BEGIN Recorded information
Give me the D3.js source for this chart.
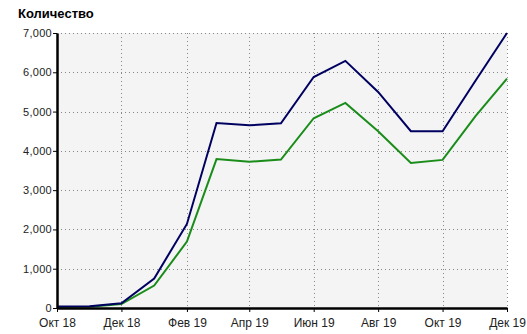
<!DOCTYPE html>
<html>
<head>
<meta charset="utf-8">
<script src="https://cdn.jsdelivr.net/npm/d3@7"></script>
<style>
  body { margin: 0; background: #fff; }
  text { font-family: "Liberation Sans", Arial, sans-serif; }
  .tick text { font-size: 11px; fill: #222; }
</style>
</head>
<body>
<div id="chart"></div>
<script>
// monthly points, Oct 2018 .. Dec 2019
const months = ["2018-10","2018-11","2018-12","2019-01","2019-02","2019-03","2019-04",
                "2019-05","2019-06","2019-07","2019-08","2019-09","2019-10","2019-11","2019-12"];
const seriesTotal = [40, 45, 120, 750, 2140, 4710, 4650, 4700, 5880, 6290, 5500, 4500, 4500, 5780, 7000];
const seriesPart  = [25, 30, 100, 570, 1690, 3790, 3720, 3780, 4830, 5220, 4500, 3690, 3770, 4880, 5840];
const monthNames = ["Янв","Фев","Мар","Апр","Май","Июн","Июл","Авг","Сен","Окт","Ноя","Дек"];
const yTicks = [0, 1000, 2000, 3000, 4000, 5000, 6000, 7000];

const width = 527, height = 334;
const margin = { top: 33, right: 20, bottom: 26, left: 57 };
const innerW = width - margin.left - margin.right;
const innerH = height - margin.top - margin.bottom;

const parse = d3.timeParse("%Y-%m");
const dates = months.map(parse);

const x = d3.scaleTime()
    .domain(d3.extent(dates))
    .range([0, innerW]);

const y = d3.scaleLinear()
    .domain([0, 7000])
    .range([innerH, 0]);

const svg = d3.select("#chart")
    .append("svg")
    .attr("width", width)
    .attr("height", height);

// title
svg.append("text")
    .attr("x", 18)
    .attr("y", 18)
    .style("font-weight", "bold")
    .style("font-size", "13px")
    .attr("fill", "#000")
    .text("Количество");

const g = svg.append("g")
    .attr("transform", `translate(${margin.left},${margin.top})`);

// plot background
g.append("rect")
    .attr("width", innerW)
    .attr("height", innerH)
    .attr("fill", "#f4f4f4");

const xTickDates = dates.filter((d, i) => i % 2 === 0);

// grid lines
g.append("g")
    .selectAll("line.h")
    .data(yTicks.slice(1))
    .enter()
    .append("line")
    .attr("x1", 0)
    .attr("x2", innerW)
    .attr("y1", d => Math.round(y(d)) + 0.5)
    .attr("y2", d => Math.round(y(d)) + 0.5)
    .attr("stroke", "#888")
    .attr("stroke-dasharray", "1,3");

g.append("g")
    .selectAll("line.v")
    .data(xTickDates.slice(1))
    .enter()
    .append("line")
    .attr("x1", d => Math.round(x(d)) + 0.5)
    .attr("x2", d => Math.round(x(d)) + 0.5)
    .attr("y1", 0)
    .attr("y2", innerH)
    .attr("stroke", "#888")
    .attr("stroke-dasharray", "1,3");

// lines
const line = d3.line()
    .x((d, i) => x(dates[i]))
    .y(d => y(d));

g.append("path")
    .datum(seriesPart)
    .attr("fill", "none")
    .attr("stroke", "#1a8c1a")
    .attr("stroke-width", 2)
    .attr("d", line);

g.append("path")
    .datum(seriesTotal)
    .attr("fill", "none")
    .attr("stroke", "#000060")
    .attr("stroke-width", 2)
    .attr("d", line);

// axes
const yAxis = g.append("g")
    .call(d3.axisLeft(y).tickValues(yTicks).tickFormat(d3.format(",")).tickSize(4).tickSizeOuter(0));
yAxis.select(".domain").attr("stroke", "#000").attr("stroke-width", 2.5);
yAxis.selectAll(".tick line").attr("stroke", "#000");
yAxis.selectAll(".tick text").attr("x", -5).style("letter-spacing", "0.3px");

const xAxis = g.append("g")
    .attr("transform", `translate(0,${innerH})`)
    .call(d3.axisBottom(x)
        .tickValues(xTickDates)
        .tickFormat(d => monthNames[d.getMonth()] + " " + String(d.getFullYear()).slice(2))
        .tickSize(4)
        .tickSizeOuter(0));
xAxis.select(".domain").attr("stroke", "#000").attr("stroke-width", 2.5);
xAxis.selectAll(".tick line").attr("stroke", "#000");
xAxis.selectAll(".tick text").style("font-size", "12px").attr("dy", "1em");
</script>
</body>
</html>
END Recorded information
▶ _Requirement_:
Write the listing out a second time exactly, dropping all images.

▶ _Solution to the exercise_:
Give me the D3.js source for this chart.
<!DOCTYPE html>
<html>
<head>
<meta charset="utf-8">
<script src="https://cdn.jsdelivr.net/npm/d3@7"></script>
<style>
  body { margin: 0; background: #fff; }
  text { font-family: "Liberation Sans", Arial, sans-serif; }
  .tick text { font-size: 11px; fill: #222; }
</style>
</head>
<body>
<div id="chart"></div>
<script>
// monthly points, Oct 2018 .. Dec 2019
const months = ["2018-10","2018-11","2018-12","2019-01","2019-02","2019-03","2019-04",
                "2019-05","2019-06","2019-07","2019-08","2019-09","2019-10","2019-11","2019-12"];
const seriesTotal = [40, 45, 120, 750, 2140, 4710, 4650, 4700, 5880, 6290, 5500, 4500, 4500, 5780, 7000];
const seriesPart  = [25, 30, 100, 570, 1690, 3790, 3720, 3780, 4830, 5220, 4500, 3690, 3770, 4880, 5840];
const monthNames = ["Янв","Фев","Мар","Апр","Май","Июн","Июл","Авг","Сен","Окт","Ноя","Дек"];
const yTicks = [0, 1000, 2000, 3000, 4000, 5000, 6000, 7000];

const width = 527, height = 334;
const margin = { top: 33, right: 20, bottom: 26, left: 57 };
const innerW = width - margin.left - margin.right;
const innerH = height - margin.top - margin.bottom;

const parse = d3.timeParse("%Y-%m");
const dates = months.map(parse);

const x = d3.scaleTime()
    .domain(d3.extent(dates))
    .range([0, innerW]);

const y = d3.scaleLinear()
    .domain([0, 7000])
    .range([innerH, 0]);

const svg = d3.select("#chart")
    .append("svg")
    .attr("width", width)
    .attr("height", height);

// title
svg.append("text")
    .attr("x", 18)
    .attr("y", 18)
    .style("font-weight", "bold")
    .style("font-size", "13px")
    .attr("fill", "#000")
    .text("Количество");

const g = svg.append("g")
    .attr("transform", `translate(${margin.left},${margin.top})`);

// plot background
g.append("rect")
    .attr("width", innerW)
    .attr("height", innerH)
    .attr("fill", "#f4f4f4");

const xTickDates = dates.filter((d, i) => i % 2 === 0);

// grid lines
g.append("g")
    .selectAll("line.h")
    .data(yTicks.slice(1))
    .enter()
    .append("line")
    .attr("x1", 0)
    .attr("x2", innerW)
    .attr("y1", d => Math.round(y(d)) + 0.5)
    .attr("y2", d => Math.round(y(d)) + 0.5)
    .attr("stroke", "#888")
    .attr("stroke-dasharray", "1,3");

g.append("g")
    .selectAll("line.v")
    .data(xTickDates.slice(1))
    .enter()
    .append("line")
    .attr("x1", d => Math.round(x(d)) + 0.5)
    .attr("x2", d => Math.round(x(d)) + 0.5)
    .attr("y1", 0)
    .attr("y2", innerH)
    .attr("stroke", "#888")
    .attr("stroke-dasharray", "1,3");

// lines
const line = d3.line()
    .x((d, i) => x(dates[i]))
    .y(d => y(d));

g.append("path")
    .datum(seriesPart)
    .attr("fill", "none")
    .attr("stroke", "#1a8c1a")
    .attr("stroke-width", 2)
    .attr("d", line);

g.append("path")
    .datum(seriesTotal)
    .attr("fill", "none")
    .attr("stroke", "#000060")
    .attr("stroke-width", 2)
    .attr("d", line);

// axes
const yAxis = g.append("g")
    .call(d3.axisLeft(y).tickValues(yTicks).tickFormat(d3.format(",")).tickSize(4).tickSizeOuter(0));
yAxis.select(".domain").attr("stroke", "#000").attr("stroke-width", 2.5);
yAxis.selectAll(".tick line").attr("stroke", "#000");
yAxis.selectAll(".tick text").attr("x", -5).style("letter-spacing", "0.3px");

const xAxis = g.append("g")
    .attr("transform", `translate(0,${innerH})`)
    .call(d3.axisBottom(x)
        .tickValues(xTickDates)
        .tickFormat(d => monthNames[d.getMonth()] + " " + String(d.getFullYear()).slice(2))
        .tickSize(4)
        .tickSizeOuter(0));
xAxis.select(".domain").attr("stroke", "#000").attr("stroke-width", 2.5);
xAxis.selectAll(".tick line").attr("stroke", "#000");
xAxis.selectAll(".tick text").style("font-size", "12px").attr("dy", "1em");
</script>
</body>
</html>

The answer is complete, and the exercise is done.